RECORDED INFORMATION ▸
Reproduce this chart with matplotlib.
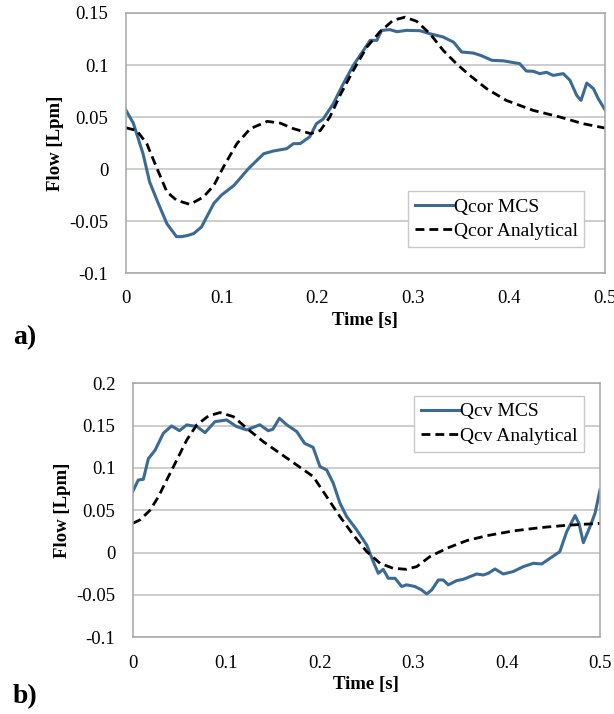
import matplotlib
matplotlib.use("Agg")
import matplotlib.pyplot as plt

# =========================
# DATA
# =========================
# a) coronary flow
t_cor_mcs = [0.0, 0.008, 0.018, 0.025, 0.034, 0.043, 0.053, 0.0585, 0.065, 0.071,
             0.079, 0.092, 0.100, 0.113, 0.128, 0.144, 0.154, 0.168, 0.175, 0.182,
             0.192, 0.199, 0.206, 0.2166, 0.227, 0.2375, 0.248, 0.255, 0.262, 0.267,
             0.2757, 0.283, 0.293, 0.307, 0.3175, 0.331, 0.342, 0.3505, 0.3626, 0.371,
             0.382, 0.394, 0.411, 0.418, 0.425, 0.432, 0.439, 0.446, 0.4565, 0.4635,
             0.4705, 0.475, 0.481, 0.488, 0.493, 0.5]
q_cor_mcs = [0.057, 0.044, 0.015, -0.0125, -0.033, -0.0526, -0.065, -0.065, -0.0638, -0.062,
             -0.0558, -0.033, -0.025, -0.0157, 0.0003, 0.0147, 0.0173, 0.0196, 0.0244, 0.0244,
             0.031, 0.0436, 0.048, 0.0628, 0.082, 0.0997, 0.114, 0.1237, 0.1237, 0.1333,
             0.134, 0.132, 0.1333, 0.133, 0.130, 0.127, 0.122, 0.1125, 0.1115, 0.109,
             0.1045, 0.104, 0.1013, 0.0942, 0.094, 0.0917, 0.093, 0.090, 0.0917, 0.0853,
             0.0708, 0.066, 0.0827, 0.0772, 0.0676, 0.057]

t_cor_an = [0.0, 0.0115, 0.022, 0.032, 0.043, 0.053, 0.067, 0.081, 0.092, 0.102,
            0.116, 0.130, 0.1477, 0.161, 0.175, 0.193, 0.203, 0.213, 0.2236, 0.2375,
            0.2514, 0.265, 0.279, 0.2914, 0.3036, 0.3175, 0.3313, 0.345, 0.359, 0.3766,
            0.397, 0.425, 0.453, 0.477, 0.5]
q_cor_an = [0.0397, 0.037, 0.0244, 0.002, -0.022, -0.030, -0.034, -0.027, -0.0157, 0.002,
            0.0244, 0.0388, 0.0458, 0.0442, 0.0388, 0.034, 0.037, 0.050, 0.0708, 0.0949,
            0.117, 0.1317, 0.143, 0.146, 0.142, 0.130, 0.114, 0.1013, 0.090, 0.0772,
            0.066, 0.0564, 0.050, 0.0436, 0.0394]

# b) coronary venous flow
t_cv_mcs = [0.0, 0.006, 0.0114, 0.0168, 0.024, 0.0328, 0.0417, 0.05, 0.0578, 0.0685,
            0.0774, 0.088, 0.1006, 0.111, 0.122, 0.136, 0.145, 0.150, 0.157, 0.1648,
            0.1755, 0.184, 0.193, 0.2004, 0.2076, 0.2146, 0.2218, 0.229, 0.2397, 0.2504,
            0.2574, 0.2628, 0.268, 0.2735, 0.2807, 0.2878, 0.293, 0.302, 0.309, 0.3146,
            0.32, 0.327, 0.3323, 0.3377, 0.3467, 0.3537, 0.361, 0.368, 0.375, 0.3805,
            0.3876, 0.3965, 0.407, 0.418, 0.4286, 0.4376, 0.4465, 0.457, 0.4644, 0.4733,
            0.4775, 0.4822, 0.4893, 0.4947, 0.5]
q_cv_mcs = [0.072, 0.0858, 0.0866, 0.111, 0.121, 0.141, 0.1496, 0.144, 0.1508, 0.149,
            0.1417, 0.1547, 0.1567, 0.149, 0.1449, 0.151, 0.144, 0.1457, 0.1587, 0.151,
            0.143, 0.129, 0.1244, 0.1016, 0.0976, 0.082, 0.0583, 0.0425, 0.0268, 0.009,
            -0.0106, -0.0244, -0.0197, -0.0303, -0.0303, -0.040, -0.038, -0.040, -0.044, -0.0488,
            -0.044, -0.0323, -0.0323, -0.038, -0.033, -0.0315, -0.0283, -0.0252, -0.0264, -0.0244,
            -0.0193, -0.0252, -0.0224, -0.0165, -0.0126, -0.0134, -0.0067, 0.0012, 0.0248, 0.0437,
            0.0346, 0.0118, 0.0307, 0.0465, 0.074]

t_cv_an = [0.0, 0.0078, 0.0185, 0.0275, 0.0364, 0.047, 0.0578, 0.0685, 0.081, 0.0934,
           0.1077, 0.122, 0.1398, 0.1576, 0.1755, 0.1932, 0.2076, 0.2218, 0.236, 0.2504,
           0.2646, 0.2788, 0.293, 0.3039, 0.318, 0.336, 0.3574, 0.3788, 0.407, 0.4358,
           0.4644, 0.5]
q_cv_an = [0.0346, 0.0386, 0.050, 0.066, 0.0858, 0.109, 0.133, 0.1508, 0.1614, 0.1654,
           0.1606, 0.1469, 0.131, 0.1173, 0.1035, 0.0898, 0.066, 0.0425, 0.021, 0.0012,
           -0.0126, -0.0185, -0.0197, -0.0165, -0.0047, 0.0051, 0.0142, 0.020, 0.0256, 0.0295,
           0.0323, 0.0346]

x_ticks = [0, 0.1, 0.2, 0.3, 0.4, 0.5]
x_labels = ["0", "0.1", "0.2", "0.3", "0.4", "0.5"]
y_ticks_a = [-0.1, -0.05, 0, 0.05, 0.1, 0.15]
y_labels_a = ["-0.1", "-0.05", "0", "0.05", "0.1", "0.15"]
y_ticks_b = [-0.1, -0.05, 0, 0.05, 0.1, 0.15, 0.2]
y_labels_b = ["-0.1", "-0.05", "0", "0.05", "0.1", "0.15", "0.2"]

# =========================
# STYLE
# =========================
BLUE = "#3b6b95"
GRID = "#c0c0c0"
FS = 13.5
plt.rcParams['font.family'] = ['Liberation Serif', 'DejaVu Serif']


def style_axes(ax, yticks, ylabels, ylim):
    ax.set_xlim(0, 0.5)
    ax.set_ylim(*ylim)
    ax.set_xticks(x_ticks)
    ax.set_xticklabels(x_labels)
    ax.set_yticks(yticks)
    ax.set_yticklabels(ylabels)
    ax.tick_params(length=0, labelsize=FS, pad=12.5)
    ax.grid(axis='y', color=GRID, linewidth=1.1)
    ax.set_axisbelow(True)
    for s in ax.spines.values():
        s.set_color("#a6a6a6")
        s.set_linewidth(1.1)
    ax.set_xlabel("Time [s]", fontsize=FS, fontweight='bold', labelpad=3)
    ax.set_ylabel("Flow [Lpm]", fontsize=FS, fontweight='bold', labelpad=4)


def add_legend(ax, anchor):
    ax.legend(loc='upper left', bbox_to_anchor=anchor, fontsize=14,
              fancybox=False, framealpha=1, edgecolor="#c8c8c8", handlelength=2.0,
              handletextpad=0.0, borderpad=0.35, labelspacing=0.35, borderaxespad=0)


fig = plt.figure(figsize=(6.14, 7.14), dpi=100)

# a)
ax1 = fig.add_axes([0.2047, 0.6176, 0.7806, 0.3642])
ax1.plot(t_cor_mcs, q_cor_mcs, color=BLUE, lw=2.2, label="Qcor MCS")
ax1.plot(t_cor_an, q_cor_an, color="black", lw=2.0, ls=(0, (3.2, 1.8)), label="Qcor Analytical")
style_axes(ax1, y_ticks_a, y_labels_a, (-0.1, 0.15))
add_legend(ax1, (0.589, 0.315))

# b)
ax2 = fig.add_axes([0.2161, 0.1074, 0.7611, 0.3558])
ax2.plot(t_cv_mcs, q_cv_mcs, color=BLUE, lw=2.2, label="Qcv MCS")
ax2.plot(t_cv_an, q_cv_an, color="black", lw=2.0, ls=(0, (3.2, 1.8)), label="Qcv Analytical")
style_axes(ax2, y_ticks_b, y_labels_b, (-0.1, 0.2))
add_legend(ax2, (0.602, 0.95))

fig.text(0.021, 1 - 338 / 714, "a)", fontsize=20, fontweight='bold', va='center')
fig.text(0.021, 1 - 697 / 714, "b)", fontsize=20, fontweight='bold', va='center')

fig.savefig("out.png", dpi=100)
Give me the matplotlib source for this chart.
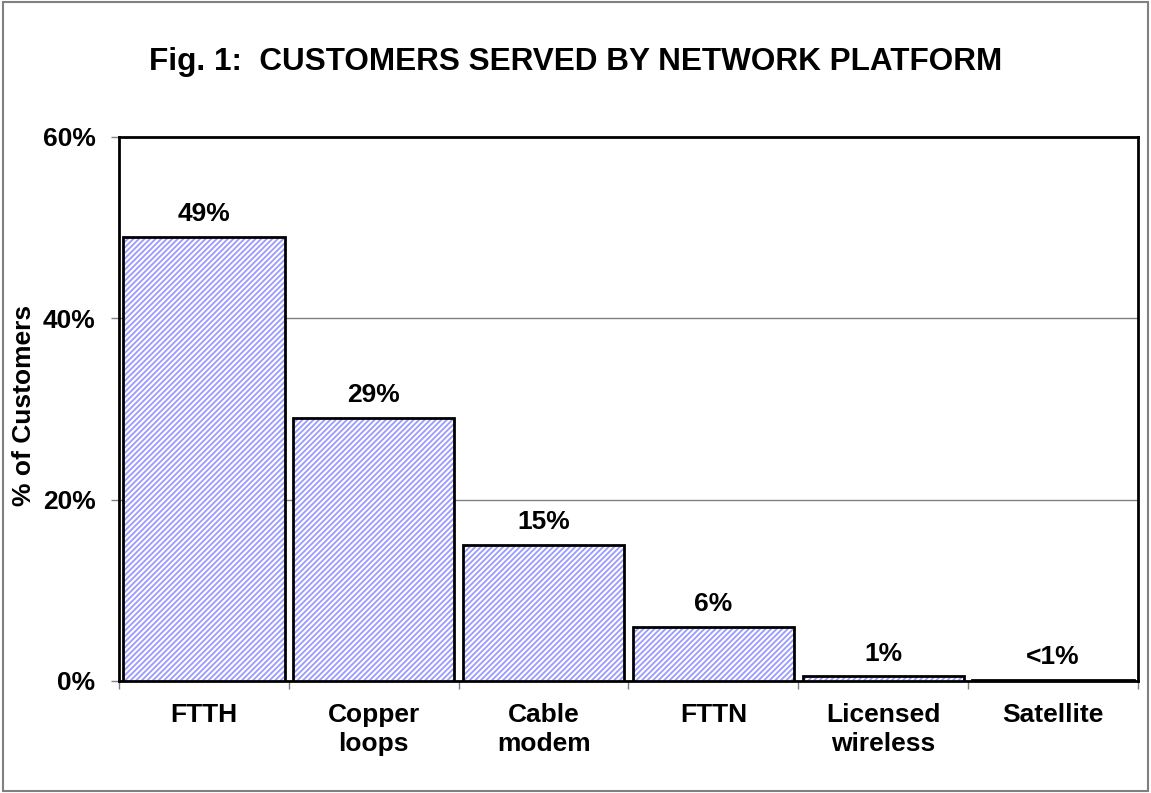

TASK REQUIREMENTS ▸ Your task is to reproduce exactly the lines from the start of the data above through the line containing "import matplotlib.pyplot as plt", leaving every picture out.

TASK RESPONSE ▸
Reproduce this chart with matplotlib.
import matplotlib
matplotlib.use("Agg")
import matplotlib.pyplot as plt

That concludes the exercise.